Aim
Copy nothing but the text: reproduce each line of the listing exactly and leave the pictures out.
───── Collected data ─────
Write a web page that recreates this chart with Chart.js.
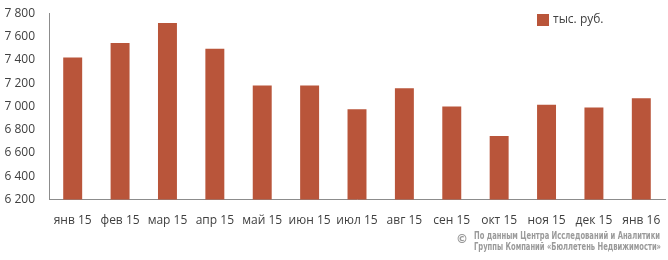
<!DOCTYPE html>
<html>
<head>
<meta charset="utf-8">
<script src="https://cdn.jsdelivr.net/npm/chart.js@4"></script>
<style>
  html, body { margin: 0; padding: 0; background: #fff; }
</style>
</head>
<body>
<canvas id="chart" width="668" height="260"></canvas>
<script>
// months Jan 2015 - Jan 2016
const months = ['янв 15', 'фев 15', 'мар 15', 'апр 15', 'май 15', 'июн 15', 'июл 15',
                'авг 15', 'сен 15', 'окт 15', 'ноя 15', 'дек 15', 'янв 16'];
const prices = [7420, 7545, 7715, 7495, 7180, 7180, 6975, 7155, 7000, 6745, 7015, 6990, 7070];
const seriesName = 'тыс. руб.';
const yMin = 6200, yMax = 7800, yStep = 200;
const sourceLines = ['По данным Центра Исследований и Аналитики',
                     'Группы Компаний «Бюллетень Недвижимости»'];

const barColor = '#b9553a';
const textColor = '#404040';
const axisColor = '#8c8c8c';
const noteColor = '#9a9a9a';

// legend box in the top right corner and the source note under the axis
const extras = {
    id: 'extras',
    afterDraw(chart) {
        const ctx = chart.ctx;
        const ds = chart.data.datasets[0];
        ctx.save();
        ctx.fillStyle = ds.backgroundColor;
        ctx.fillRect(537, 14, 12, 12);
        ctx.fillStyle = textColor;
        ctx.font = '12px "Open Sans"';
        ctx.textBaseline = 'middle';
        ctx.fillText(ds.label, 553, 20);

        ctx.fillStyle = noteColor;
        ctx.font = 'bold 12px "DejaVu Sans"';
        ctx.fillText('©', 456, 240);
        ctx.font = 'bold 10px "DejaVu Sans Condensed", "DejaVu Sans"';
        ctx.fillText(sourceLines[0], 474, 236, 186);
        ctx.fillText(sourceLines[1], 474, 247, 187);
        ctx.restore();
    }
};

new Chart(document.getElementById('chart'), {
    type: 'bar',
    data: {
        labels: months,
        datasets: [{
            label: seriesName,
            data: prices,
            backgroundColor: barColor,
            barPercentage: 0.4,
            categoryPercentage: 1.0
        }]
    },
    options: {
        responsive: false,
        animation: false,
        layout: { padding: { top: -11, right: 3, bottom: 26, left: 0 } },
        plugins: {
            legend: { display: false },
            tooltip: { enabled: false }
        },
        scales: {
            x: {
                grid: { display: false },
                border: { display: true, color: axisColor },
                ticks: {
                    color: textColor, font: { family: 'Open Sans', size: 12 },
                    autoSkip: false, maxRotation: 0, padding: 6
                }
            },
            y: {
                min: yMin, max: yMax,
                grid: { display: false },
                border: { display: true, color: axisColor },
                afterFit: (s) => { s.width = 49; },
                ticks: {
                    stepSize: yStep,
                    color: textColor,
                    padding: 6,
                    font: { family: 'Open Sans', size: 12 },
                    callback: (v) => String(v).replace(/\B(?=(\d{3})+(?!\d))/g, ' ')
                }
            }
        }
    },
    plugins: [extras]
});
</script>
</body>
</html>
─────
Problem solution
Write a web page that recreates this chart with Chart.js.
<!DOCTYPE html>
<html>
<head>
<meta charset="utf-8">
<script src="https://cdn.jsdelivr.net/npm/chart.js@4"></script>
<style>
  html, body { margin: 0; padding: 0; background: #fff; }
</style>
</head>
<body>
<canvas id="chart" width="668" height="260"></canvas>
<script>
// months Jan 2015 - Jan 2016
const months = ['янв 15', 'фев 15', 'мар 15', 'апр 15', 'май 15', 'июн 15', 'июл 15',
                'авг 15', 'сен 15', 'окт 15', 'ноя 15', 'дек 15', 'янв 16'];
const prices = [7420, 7545, 7715, 7495, 7180, 7180, 6975, 7155, 7000, 6745, 7015, 6990, 7070];
const seriesName = 'тыс. руб.';
const yMin = 6200, yMax = 7800, yStep = 200;
const sourceLines = ['По данным Центра Исследований и Аналитики',
                     'Группы Компаний «Бюллетень Недвижимости»'];

const barColor = '#b9553a';
const textColor = '#404040';
const axisColor = '#8c8c8c';
const noteColor = '#9a9a9a';

// legend box in the top right corner and the source note under the axis
const extras = {
    id: 'extras',
    afterDraw(chart) {
        const ctx = chart.ctx;
        const ds = chart.data.datasets[0];
        ctx.save();
        ctx.fillStyle = ds.backgroundColor;
        ctx.fillRect(537, 14, 12, 12);
        ctx.fillStyle = textColor;
        ctx.font = '12px "Open Sans"';
        ctx.textBaseline = 'middle';
        ctx.fillText(ds.label, 553, 20);

        ctx.fillStyle = noteColor;
        ctx.font = 'bold 12px "DejaVu Sans"';
        ctx.fillText('©', 456, 240);
        ctx.font = 'bold 10px "DejaVu Sans Condensed", "DejaVu Sans"';
        ctx.fillText(sourceLines[0], 474, 236, 186);
        ctx.fillText(sourceLines[1], 474, 247, 187);
        ctx.restore();
    }
};

new Chart(document.getElementById('chart'), {
    type: 'bar',
    data: {
        labels: months,
        datasets: [{
            label: seriesName,
            data: prices,
            backgroundColor: barColor,
            barPercentage: 0.4,
            categoryPercentage: 1.0
        }]
    },
    options: {
        responsive: false,
        animation: false,
        layout: { padding: { top: -11, right: 3, bottom: 26, left: 0 } },
        plugins: {
            legend: { display: false },
            tooltip: { enabled: false }
        },
        scales: {
            x: {
                grid: { display: false },
                border: { display: true, color: axisColor },
                ticks: {
                    color: textColor, font: { family: 'Open Sans', size: 12 },
                    autoSkip: false, maxRotation: 0, padding: 6
                }
            },
            y: {
                min: yMin, max: yMax,
                grid: { display: false },
                border: { display: true, color: axisColor },
                afterFit: (s) => { s.width = 49; },
                ticks: {
                    stepSize: yStep,
                    color: textColor,
                    padding: 6,
                    font: { family: 'Open Sans', size: 12 },
                    callback: (v) => String(v).replace(/\B(?=(\d{3})+(?!\d))/g, ' ')
                }
            }
        }
    },
    plugins: [extras]
});
</script>
</body>
</html>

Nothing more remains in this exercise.